The English were, of course, vitally interested in any railroad concessions in Asia Minor as opening the route to the Persian Gulf and India. Money talks with Turkey as nowhere else. The Germans had made a great impression upon the Bosphorus. Nobody at that point in the geography of the world could fail to see the wonderful commercial progress of the Germans and the military power that stood behind ready to back it up.
A concession for a railroad from the Bosphorus to Bagdad and through Mesopotamia to the Persian Gulf finally went to Germany, and the signature of the Sultan was at the bottom of the paper. There was, of course, the usual Oriental compromise, and the concession for the oil fields of Mesopotamia went to the English; but the signature of the Sultan is still lacking to that piece of paper.

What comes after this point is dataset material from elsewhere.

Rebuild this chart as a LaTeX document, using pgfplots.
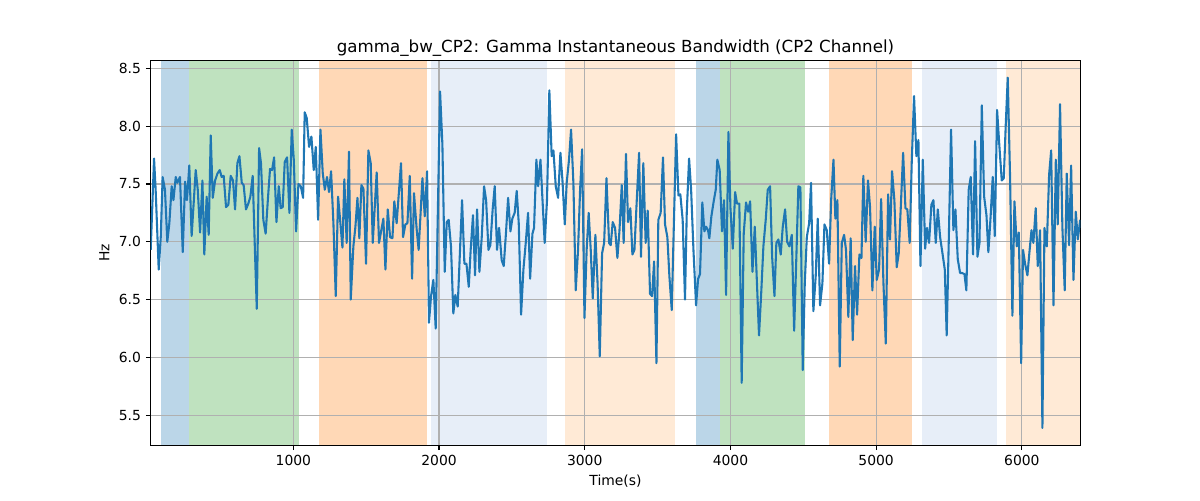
\documentclass[border=0pt]{standalone}
\usepackage{pgfplots}
\pgfplotsset{compat=1.18}
\usepackage{fontspec}
\setmainfont{DejaVu Sans}
\definecolor{tabblue}{HTML}{1F77B4}
\definecolor{tabgreen}{HTML}{2CA02C}
\definecolor{taborange}{HTML}{FF7F0E}
\definecolor{lblue}{HTML}{AEC7E8}
\definecolor{lorange}{HTML}{FFBB78}
\definecolor{gridgray}{HTML}{B0B0B0}
\begin{document}
\begin{tikzpicture}
\begin{axis}[
  set layers, clip mode=individual,
  at={(0,0)}, anchor=south west,
  scale only axis, width=669.3pt, height=276.9pt,
  xmin=21, xmax=6401, ymin=5.24, ymax=8.566,
  xtick={1000,2000,3000,4000,5000,6000},
  ytick={5.5,6.0,6.5,7.0,7.5,8.0,8.5},
  yticklabel style={/pgf/number format/.cd, fixed, fixed zerofill, precision=1},
  xticklabel style={/pgf/number format/.cd, set thousands separator={}},
  /pgf/number format/assume math mode=true,
  tick label style={font=\fontsize{10}{12}\selectfont},
  label style={font=\fontsize{10}{12}\selectfont},
  title style={font=\fontsize{12}{14}\selectfont, yshift=-6.3pt},
  title={gamma\_bw\_CP2: Gamma Instantaneous Bandwidth (CP2 Channel)},
  xlabel={Time(s)}, ylabel={Hz},
  grid=major, major grid style={gridgray, line width=0.8pt},
  tick pos=left, tick align=outside, major tick length=3.5pt,
  tick style={black, line width=0.8pt},
  axis line style={black, line width=0.8pt},
]
\addplot[on layer=axis background, draw=none, fill=tabblue, fill opacity=0.3] coordinates {(93,9) (286,9)} \closedcycle;
\addplot[on layer=axis background, draw=none, fill=tabgreen, fill opacity=0.3] coordinates {(286,9) (1041,9)} \closedcycle;
\addplot[on layer=axis background, draw=none, fill=taborange, fill opacity=0.3] coordinates {(1173,9) (1920,9)} \closedcycle;
\addplot[on layer=axis background, draw=none, fill=lblue, fill opacity=0.3] coordinates {(1947,9) (2738,9)} \closedcycle;
\addplot[on layer=axis background, draw=none, fill=lorange, fill opacity=0.3] coordinates {(2862,9) (3617,9)} \closedcycle;
\addplot[on layer=axis background, draw=none, fill=tabblue, fill opacity=0.3] coordinates {(3761,9) (3926,9)} \closedcycle;
\addplot[on layer=axis background, draw=none, fill=tabgreen, fill opacity=0.3] coordinates {(3926,9) (4510,9)} \closedcycle;
\addplot[on layer=axis background, draw=none, fill=taborange, fill opacity=0.3] coordinates {(4675,9) (5245,9)} \closedcycle;
\addplot[on layer=axis background, draw=none, fill=lblue, fill opacity=0.3] coordinates {(5313,9) (5828,9)} \closedcycle;
\addplot[on layer=axis background, draw=none, fill=lorange, fill opacity=0.3] coordinates {(5890,9) (6500,9)} \closedcycle;
\addplot[tabblue, line width=1.5pt, line join=round] coordinates {
(21,6.93)(44,7.72)(55,7.45)(76,6.76)(90,7.04)(103,7.56)(119,7.45)(135,7.00)(149,7.16)(165,7.48)(177,7.36)(193,7.56)(204,7.51)(211,7.53)(222,7.56)(241,6.91)(257,7.52)(270,7.36)(286,7.66)(302,7.05)(330,7.62)(344,7.45)(360,7.08)(376,7.53)(389,6.89)(405,7.39)(419,7.06)(433,7.92)(447,7.38)(463,7.53)(479,7.59)(495,7.62)(508,7.56)(522,7.57)(538,7.30)(554,7.32)(570,7.57)(586,7.53)(600,7.28)(616,7.68)(630,7.74)(646,7.51)(659,7.49)(675,7.28)(691,7.33)(705,7.39)(721,7.57)(737,6.90)(749,6.42)(765,7.81)(778,7.68)(794,7.19)(810,7.07)(826,7.38)(840,7.63)(854,7.62)(868,7.73)(884,7.17)(900,7.48)(913,7.29)(927,7.30)(941,7.69)(957,7.73)(973,7.25)(989,7.97)(1003,7.71)(1019,7.09)(1035,7.50)(1051,7.48)(1067,7.38)(1078,8.12)(1092,8.07)(1108,7.82)(1124,7.91)(1140,7.62)(1154,7.82)(1170,7.19)(1186,7.97)(1202,7.59)(1216,7.45)(1231,7.56)(1245,7.43)(1259,7.61)(1275,7.16)(1291,6.53)(1307,7.39)(1321,7.19)(1337,6.95)(1350,7.54)(1366,6.99)(1382,7.78)(1394,6.50)(1412,6.96)(1426,7.13)(1440,7.38)(1453,7.03)(1467,7.49)(1481,7.46)(1499,6.81)(1515,7.79)(1531,7.68)(1545,6.99)(1572,7.60)(1588,6.99)
(1618,7.20)(1632,6.76)(1648,7.28)(1664,7.04)(1680,7.03)(1693,7.35)(1709,7.16)(1739,7.68)(1753,7.04)(1769,7.15)(1783,7.16)(1799,7.57)(1815,6.68)(1828,7.42)(1847,7.10)(1860,6.93)(1886,7.55)(1902,7.22)(1918,7.61)(1931,6.30)(1945,6.53)(1961,6.67)(1977,6.25)(2007,8.30)(2023,7.84)(2039,6.74)(2053,7.17)(2066,7.19)(2082,6.96)(2098,6.38)(2112,6.54)(2128,6.44)(2144,6.93)(2158,7.36)(2174,6.81)(2188,6.81)(2204,6.61)(2217,6.93)(2233,7.23)(2247,6.71)(2261,7.28)(2277,6.74)(2293,7.04)(2309,7.48)(2323,7.36)(2339,6.93)(2352,6.97)(2368,7.28)(2382,7.48)(2398,6.93)(2412,7.12)(2430,6.84)(2444,6.79)(2460,7.09)(2474,7.38)(2490,7.09)(2503,7.20)(2519,7.25)(2533,7.44)(2547,7.16)(2563,6.37)(2579,6.76)(2595,6.99)(2611,7.25)(2625,6.68)(2641,7.07)(2652,7.12)(2668,7.71)(2680,7.48)(2696,7.71)(2725,6.99)(2741,7.36)(2757,8.31)(2773,7.74)(2785,7.79)(2801,7.48)(2817,7.38)(2833,7.77)(2847,7.53)(2863,7.15)(2876,7.51)(2892,7.71)(2906,7.97)(2922,7.51)(2938,6.58)(2954,6.93)(2968,7.45)(2982,7.80)(2998,6.34)(3013,6.93)(3027,7.25)(3041,6.93)(3055,6.51)(3073,7.06)(3088,6.64)(3103,6.01)(3119,6.90)(3133,6.99)(3149,7.55)(3167,6.99)
(3178,6.97)(3192,7.17)(3208,7.12)(3224,6.86)(3238,7.09)(3254,7.49)(3267,6.99)(3283,7.76)(3297,7.17)(3313,7.29)(3327,6.89)(3341,6.93)(3357,7.36)(3373,7.77)(3386,6.87)(3402,7.68)(3418,6.99)(3432,7.27)(3448,6.55)(3462,6.53)(3476,6.83)(3492,5.95)(3505,7.19)(3521,7.25)(3537,7.73)(3551,7.15)(3567,7.04)(3581,6.70)(3597,6.41)(3627,7.93)(3643,7.40)(3656,7.41)(3672,7.19)(3688,6.50)(3700,7.25)(3716,7.72)(3730,7.45)(3746,6.93)(3764,6.45)(3778,6.68)(3791,6.72)(3807,7.34)(3821,7.09)(3833,7.13)(3846,7.10)(3855,7.03)(3869,7.22)(3885,7.35)(3899,7.45)(3910,7.71)(3926,7.62)(3942,7.09)(3956,7.36)(3970,6.54)(3986,7.95)(4000,7.29)(4016,6.94)(4032,7.43)(4045,7.33)(4061,7.33)(4077,5.78)(4091,7.07)(4107,7.34)(4121,7.26)(4135,7.35)(4151,6.74)(4167,7.13)(4180,6.70)(4196,6.19)(4212,6.58)(4226,6.96)(4242,7.19)(4256,7.45)(4272,7.48)(4286,6.87)(4302,6.53)(4315,6.99)(4329,7.02)(4345,6.89)(4359,7.13)(4375,7.28)(4389,7.00)(4405,6.96)(4421,7.06)(4437,6.23)(4453,6.90)(4466,7.48)(4480,7.47)(4496,5.89)(4510,6.64)(4524,7.04)(4540,7.16)(4553,7.51)(4569,6.40)(4585,6.70)(4599,7.20)(4615,6.45)(4631,6.64)(4645,7.15)(4661,7.10)(4677,6.81)(4691,7.36)(4707,7.71)(4720,7.20)(4734,7.36)(4750,5.92)
(4764,6.99)(4780,7.06)(4793,6.93)(4809,6.35)(4825,7.03)(4839,6.15)(4855,6.79)(4869,6.37)(4885,6.89)(4899,6.86)(4912,7.57)(4928,7.00)(4944,7.53)(4958,7.30)(4974,6.58)(4990,7.13)(5004,6.67)(5020,6.76)(5034,7.37)(5050,6.64)(5066,6.12)(5082,7.41)(5095,7.02)(5109,7.61)(5125,7.36)(5141,6.78)(5155,6.90)(5169,7.30)(5185,7.77)(5201,7.29)(5214,7.28)(5230,6.99)(5244,7.68)(5260,8.26)(5276,7.74)(5290,7.88)(5304,6.79)(5320,7.71)(5336,6.94)(5349,7.12)(5363,6.99)(5379,7.32)(5393,7.36)(5409,6.99)(5423,7.28)(5439,7.04)(5455,6.90)(5471,6.76)(5484,6.19)(5498,6.99)(5514,7.97)(5530,7.10)(5544,7.28)(5560,6.85)(5576,6.73)(5590,6.73)(5606,6.72)(5619,6.58)(5635,7.45)(5649,7.56)(5665,6.89)(5679,7.87)(5695,6.87)(5709,6.99)(5725,8.18)(5741,7.39)(5757,7.23)(5770,6.91)(5786,7.23)(5800,7.56)(5814,7.05)(5830,8.14)(5846,7.82)(5862,7.53)(5876,7.55)(5889,8.00)(5903,8.42)(5919,7.56)(5935,6.36)(5949,7.35)(5965,6.96)(5979,7.08)(5995,5.95)(6008,6.93)(6022,6.81)(6038,6.71)(6052,6.91)(6066,7.10)(6079,6.99)(6095,7.29)(6109,6.79)(6125,7.10)(6141,5.39)(6155,7.12)(6171,6.96)(6187,7.58)(6201,7.79)(6217,6.45)(6233,7.71)(6246,7.15)(6262,8.19)(6278,7.13)(6294,6.58)(6308,7.59)(6324,6.97)(6338,7.66)(6354,6.67)(6370,7.26)(6384,7.02)(6400,7.19)
};
\end{axis}
\pgfresetboundingbox
\path (-108.5pt,-39.4pt) rectangle (755.5pt,320.6pt);
\end{tikzpicture}
\end{document}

English statesmen announced that the Bagdad railroad was a purely private enterprise, financed in Germany by people associated with the Deutsche Bank. They had later to confess that error. Germany laughed and later openly announced that the Bagdad railroad was a Prussian enterprise of state. In fact, this concession, which is likely to be famous in history when the Allies win, was handed over to the German Emperor personally by the Sultan.
Already a thousand miles of this road have been constructed through Asia Minor to Mosul. The concession carries the mineral rights for ten miles on either side of the railroad, except through the oil fields of Mesopotamia, said to be among the greatest of the oil fields of the world. They are really part of the famous Russian oil territory between Batum and Baku, or the Black and Caspian seas, which extends not only south into Mesopotamia but is now being developed far to the north in the Ural Mountains of Great Russia.
Steadily the influence of Germany progressed with Turkey, now through one channel, now through another. When the Bulgarian war broke out, it was German guns and German officers and German money that upheld the Turks. The French put their money on Bulgaria by bank loans to her treasury. The Russians backed Servia. The French laughed and so did all Europe when the Turkish troops manned by German officers were beaten back to Constantinople and the Bosphorus.
Austria extended the hand of friendship to Bulgaria and induced her to attack her allies, Servia and Greece, thus making the second Balkan war. The result was the loss by Bulgaria of part of the territory she had acquired and a further augmentation in the importance of Servia. Bulgaria has never forgiven either Servia or Austria for this defeat.
The Servians are the pure-blooded Slavs, while the Bulgarians have a Turkish admixture, whence their great fighting qualities. The Roumanians just north of Bulgaria are Italians, and the defeat of Turkey in Africa by Italy did not lessen the importance of this enterprising nation on the Danube, fronting Austria-Hungary and Russia. Both Austria and Germany were losers in all three wars; while the treaty ending the second Balkan war magnified Servia of the Slav race of Russia. This is the important and crucial point in race and geography.